There it was. Brad. Bradford Turner. I checked the birth date. He was six years old.

My God, I thought, what kind of a class is this?

I was to find out later that this was the most difficult class I would ever teach, the hardest, the lowest-functioning. Four untoilet-trained boys, three of whom were nonverbal, ranging in age from five to eight. But I was unschooled – and while I knew it was somewhat different from Helga’s class, in my naïveté I thought, “Well, at least it’s a challenge. In a way, I’m lucky – there’s no way to go but up.”

Then in my mind’s ear I heard Helga’s voice, “You sound like a shitty Pollyanna. Get to work.” And I laughed out loud.

Louis was brought in by one of the women drivers and I recognized him immediately. If his name was not familiar to me, his blue football helmet was, and I remembered hearing the staff psychiatrist discussing him in Renée’s room. There was discussion as to whether he should be placed in her room for the remaining days. This would be his last year at the school; he was having multiple seizures now, sometimes as many as four or five in one hour. While it was never stated in words, most of us were sure these were epileptic in nature.
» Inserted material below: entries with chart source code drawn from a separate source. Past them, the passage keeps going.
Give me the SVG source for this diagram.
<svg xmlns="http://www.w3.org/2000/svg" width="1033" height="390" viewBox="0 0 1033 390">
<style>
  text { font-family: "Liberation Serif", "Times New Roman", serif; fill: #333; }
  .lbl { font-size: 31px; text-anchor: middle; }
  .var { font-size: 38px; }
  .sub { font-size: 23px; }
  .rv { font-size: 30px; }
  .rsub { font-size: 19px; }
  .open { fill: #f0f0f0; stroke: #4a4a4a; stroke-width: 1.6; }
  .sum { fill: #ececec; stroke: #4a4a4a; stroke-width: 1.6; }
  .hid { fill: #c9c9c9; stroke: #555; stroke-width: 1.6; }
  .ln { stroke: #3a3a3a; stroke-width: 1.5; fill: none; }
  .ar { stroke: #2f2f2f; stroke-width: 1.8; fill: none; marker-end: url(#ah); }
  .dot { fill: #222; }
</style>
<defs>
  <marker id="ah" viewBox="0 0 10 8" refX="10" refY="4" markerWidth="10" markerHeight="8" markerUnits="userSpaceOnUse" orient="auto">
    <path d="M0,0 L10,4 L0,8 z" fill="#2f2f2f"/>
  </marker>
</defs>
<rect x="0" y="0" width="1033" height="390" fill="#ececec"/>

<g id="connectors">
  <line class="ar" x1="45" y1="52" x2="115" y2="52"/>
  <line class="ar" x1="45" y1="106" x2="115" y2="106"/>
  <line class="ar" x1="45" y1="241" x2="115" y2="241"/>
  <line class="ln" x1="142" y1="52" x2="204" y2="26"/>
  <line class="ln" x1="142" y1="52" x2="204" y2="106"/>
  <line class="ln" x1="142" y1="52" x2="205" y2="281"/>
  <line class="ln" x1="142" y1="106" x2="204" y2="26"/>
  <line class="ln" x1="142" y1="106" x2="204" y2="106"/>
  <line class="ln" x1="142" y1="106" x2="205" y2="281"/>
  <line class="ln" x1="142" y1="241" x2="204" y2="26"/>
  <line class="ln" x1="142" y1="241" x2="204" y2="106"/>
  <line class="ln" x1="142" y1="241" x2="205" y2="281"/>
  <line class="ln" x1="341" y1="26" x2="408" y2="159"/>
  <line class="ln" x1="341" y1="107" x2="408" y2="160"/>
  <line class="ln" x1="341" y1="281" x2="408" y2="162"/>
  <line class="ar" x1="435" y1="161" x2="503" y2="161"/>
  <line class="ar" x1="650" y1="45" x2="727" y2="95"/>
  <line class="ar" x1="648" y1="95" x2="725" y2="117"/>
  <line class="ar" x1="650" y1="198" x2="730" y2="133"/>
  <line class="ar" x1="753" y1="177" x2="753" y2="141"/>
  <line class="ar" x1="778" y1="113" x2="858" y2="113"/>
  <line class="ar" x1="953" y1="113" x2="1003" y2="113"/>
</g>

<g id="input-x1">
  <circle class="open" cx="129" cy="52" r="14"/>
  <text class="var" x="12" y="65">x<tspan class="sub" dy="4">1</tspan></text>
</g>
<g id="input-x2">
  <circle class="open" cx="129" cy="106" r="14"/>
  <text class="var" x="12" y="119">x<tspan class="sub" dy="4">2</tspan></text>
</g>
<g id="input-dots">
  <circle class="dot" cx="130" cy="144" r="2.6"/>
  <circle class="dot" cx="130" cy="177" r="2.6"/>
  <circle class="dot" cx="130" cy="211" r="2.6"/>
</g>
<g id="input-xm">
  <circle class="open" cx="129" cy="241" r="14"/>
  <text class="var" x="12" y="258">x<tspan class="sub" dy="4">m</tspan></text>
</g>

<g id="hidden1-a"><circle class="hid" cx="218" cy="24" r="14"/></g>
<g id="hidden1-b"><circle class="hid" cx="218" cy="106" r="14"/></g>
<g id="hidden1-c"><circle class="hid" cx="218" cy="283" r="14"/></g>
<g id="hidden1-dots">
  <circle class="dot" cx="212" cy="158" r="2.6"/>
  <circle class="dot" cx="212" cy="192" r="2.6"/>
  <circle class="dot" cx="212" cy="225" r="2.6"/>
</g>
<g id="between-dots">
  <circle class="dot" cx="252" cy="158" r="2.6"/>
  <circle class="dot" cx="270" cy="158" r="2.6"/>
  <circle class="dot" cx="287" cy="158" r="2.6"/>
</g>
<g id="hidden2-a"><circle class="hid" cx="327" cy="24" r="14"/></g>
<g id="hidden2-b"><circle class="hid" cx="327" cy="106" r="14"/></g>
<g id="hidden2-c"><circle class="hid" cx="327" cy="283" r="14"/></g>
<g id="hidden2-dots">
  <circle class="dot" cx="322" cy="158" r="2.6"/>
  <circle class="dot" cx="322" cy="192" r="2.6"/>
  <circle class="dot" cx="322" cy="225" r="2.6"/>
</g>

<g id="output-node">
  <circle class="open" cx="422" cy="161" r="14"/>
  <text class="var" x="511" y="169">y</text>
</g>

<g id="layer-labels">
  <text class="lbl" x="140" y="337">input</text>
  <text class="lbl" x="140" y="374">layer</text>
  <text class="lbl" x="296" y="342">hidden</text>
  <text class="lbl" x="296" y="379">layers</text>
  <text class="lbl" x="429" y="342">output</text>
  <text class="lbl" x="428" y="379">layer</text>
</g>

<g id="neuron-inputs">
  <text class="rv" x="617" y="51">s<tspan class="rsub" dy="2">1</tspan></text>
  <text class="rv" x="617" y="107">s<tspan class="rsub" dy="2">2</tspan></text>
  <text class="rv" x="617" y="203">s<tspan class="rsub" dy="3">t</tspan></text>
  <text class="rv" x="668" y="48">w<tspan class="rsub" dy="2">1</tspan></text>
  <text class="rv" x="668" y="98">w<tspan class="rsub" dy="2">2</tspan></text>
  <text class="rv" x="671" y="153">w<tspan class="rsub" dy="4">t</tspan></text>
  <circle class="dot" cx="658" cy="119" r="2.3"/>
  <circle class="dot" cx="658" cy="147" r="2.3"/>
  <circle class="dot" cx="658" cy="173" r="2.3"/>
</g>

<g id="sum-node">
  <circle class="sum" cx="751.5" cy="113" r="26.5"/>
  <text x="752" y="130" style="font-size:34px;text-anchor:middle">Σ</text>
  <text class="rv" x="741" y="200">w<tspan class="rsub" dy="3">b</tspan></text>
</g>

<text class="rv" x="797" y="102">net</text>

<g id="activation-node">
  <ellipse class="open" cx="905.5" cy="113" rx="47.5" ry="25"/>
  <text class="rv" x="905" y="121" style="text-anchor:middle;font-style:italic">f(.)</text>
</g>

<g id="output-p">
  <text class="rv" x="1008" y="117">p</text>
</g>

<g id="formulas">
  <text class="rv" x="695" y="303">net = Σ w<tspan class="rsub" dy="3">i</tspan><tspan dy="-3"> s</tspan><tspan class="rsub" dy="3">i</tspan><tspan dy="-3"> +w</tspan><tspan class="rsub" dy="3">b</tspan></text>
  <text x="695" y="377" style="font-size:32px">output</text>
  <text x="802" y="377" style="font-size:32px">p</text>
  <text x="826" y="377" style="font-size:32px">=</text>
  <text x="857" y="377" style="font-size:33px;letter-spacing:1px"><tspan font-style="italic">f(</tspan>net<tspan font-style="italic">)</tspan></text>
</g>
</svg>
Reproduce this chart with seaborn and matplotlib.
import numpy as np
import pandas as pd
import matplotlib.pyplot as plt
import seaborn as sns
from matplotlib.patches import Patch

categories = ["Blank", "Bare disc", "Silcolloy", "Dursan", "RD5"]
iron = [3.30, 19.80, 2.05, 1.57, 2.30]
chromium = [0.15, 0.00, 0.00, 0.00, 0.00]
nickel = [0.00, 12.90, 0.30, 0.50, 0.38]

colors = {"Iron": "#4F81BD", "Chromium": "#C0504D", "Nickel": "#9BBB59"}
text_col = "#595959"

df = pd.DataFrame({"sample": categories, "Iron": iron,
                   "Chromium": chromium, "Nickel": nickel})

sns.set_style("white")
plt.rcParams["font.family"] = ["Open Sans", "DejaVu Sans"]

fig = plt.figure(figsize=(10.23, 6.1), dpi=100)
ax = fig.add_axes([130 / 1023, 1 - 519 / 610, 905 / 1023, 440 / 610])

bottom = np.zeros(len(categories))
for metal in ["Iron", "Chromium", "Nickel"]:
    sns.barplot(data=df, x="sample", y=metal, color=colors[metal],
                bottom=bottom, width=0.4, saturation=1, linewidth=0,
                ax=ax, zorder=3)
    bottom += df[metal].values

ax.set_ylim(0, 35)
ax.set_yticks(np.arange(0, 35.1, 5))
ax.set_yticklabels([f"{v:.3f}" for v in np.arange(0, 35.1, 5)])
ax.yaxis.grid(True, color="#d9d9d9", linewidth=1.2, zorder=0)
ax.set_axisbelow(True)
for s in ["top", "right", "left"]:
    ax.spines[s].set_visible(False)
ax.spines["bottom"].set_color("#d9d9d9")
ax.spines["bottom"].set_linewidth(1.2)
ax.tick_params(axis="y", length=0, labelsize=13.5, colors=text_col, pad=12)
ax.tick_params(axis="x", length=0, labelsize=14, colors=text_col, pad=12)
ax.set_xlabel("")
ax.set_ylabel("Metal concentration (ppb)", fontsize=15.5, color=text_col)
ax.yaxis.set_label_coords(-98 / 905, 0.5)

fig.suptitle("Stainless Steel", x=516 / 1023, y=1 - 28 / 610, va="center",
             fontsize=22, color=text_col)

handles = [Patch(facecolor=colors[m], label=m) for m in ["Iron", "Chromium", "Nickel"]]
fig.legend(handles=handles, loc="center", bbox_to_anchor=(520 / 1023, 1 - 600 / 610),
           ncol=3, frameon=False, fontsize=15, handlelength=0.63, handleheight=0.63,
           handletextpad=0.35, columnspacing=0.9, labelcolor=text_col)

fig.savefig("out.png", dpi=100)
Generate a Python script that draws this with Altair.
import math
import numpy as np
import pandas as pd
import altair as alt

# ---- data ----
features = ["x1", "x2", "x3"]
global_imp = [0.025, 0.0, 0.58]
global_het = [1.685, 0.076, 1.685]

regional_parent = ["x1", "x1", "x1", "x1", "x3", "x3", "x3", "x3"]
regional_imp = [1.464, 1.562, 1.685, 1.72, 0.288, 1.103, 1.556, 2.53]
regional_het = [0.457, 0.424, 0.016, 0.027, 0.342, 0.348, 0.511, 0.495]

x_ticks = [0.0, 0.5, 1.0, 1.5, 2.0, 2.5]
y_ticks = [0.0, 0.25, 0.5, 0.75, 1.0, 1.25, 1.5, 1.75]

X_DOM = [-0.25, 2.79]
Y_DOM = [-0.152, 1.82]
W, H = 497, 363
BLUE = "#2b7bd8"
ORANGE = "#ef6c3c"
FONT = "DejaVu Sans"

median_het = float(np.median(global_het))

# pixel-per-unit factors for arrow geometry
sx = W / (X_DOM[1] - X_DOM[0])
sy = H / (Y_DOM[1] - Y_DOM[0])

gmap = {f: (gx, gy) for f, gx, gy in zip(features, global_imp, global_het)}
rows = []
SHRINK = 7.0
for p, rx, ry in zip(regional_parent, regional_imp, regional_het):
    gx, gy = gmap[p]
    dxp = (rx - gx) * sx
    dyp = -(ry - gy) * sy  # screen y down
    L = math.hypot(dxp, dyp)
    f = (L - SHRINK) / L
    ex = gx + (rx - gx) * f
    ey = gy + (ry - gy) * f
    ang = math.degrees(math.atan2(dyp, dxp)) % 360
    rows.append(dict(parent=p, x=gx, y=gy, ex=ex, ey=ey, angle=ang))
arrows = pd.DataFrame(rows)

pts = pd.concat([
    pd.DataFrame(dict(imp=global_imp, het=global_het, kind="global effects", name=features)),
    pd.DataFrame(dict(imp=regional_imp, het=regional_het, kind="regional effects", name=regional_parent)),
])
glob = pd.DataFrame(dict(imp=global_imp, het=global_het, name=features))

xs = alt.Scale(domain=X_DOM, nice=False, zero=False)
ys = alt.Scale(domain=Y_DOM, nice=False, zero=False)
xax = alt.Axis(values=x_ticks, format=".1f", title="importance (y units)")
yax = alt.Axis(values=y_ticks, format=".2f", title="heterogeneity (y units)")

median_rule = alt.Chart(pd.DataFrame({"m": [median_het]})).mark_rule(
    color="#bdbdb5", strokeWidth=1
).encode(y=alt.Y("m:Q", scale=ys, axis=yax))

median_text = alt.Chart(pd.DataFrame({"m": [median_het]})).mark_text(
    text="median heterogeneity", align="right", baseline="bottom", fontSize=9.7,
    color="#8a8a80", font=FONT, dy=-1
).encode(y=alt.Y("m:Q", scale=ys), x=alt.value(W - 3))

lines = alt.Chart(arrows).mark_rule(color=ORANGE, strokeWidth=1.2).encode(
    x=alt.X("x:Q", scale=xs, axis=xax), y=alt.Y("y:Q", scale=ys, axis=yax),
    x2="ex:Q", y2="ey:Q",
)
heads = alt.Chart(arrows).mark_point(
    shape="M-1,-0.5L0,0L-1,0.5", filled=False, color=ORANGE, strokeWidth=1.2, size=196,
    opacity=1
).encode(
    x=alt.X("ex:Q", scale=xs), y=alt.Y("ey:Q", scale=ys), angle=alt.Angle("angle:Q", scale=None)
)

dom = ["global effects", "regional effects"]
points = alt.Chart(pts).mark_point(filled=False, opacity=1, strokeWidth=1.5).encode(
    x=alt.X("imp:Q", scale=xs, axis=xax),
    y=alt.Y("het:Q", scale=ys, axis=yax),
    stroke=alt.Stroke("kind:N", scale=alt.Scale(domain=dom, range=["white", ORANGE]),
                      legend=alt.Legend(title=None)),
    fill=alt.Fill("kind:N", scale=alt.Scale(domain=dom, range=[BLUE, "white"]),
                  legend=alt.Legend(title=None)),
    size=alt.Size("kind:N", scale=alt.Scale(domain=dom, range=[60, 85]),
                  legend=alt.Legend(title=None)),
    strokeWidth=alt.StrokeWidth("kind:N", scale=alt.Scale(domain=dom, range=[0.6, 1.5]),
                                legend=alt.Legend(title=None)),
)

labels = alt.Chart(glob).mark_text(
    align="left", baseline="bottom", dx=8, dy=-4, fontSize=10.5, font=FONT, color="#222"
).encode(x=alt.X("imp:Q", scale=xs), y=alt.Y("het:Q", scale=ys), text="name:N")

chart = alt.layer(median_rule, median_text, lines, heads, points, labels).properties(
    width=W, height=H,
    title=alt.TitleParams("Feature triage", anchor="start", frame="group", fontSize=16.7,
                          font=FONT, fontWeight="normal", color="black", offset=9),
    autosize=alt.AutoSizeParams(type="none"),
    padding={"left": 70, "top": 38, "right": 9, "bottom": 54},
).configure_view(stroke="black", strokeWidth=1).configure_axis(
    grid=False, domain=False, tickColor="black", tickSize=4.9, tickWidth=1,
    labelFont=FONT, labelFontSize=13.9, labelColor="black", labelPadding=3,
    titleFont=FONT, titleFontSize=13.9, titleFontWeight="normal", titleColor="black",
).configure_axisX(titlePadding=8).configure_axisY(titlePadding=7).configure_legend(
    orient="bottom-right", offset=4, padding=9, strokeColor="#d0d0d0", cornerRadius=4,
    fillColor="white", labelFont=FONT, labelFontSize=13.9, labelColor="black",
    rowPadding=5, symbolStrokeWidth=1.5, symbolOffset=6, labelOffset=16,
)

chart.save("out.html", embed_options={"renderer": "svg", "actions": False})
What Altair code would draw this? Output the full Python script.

There was nothing much to do for Louis now except make sure his small football helmet was securely fastened to protect his head, should he fall beyond reach, and to cover him until he woke again after an attack. He was staying on at the school only until his parents could find a suitable residential setting for him. Some of the staff thought that it was wrong to keep him on in a school designed for the emotionally disturbed – wrong for him and an imposition on the teachers who had not been trained, and did not want to give the kind of custodial care Louis needed. But the Director wanted him there.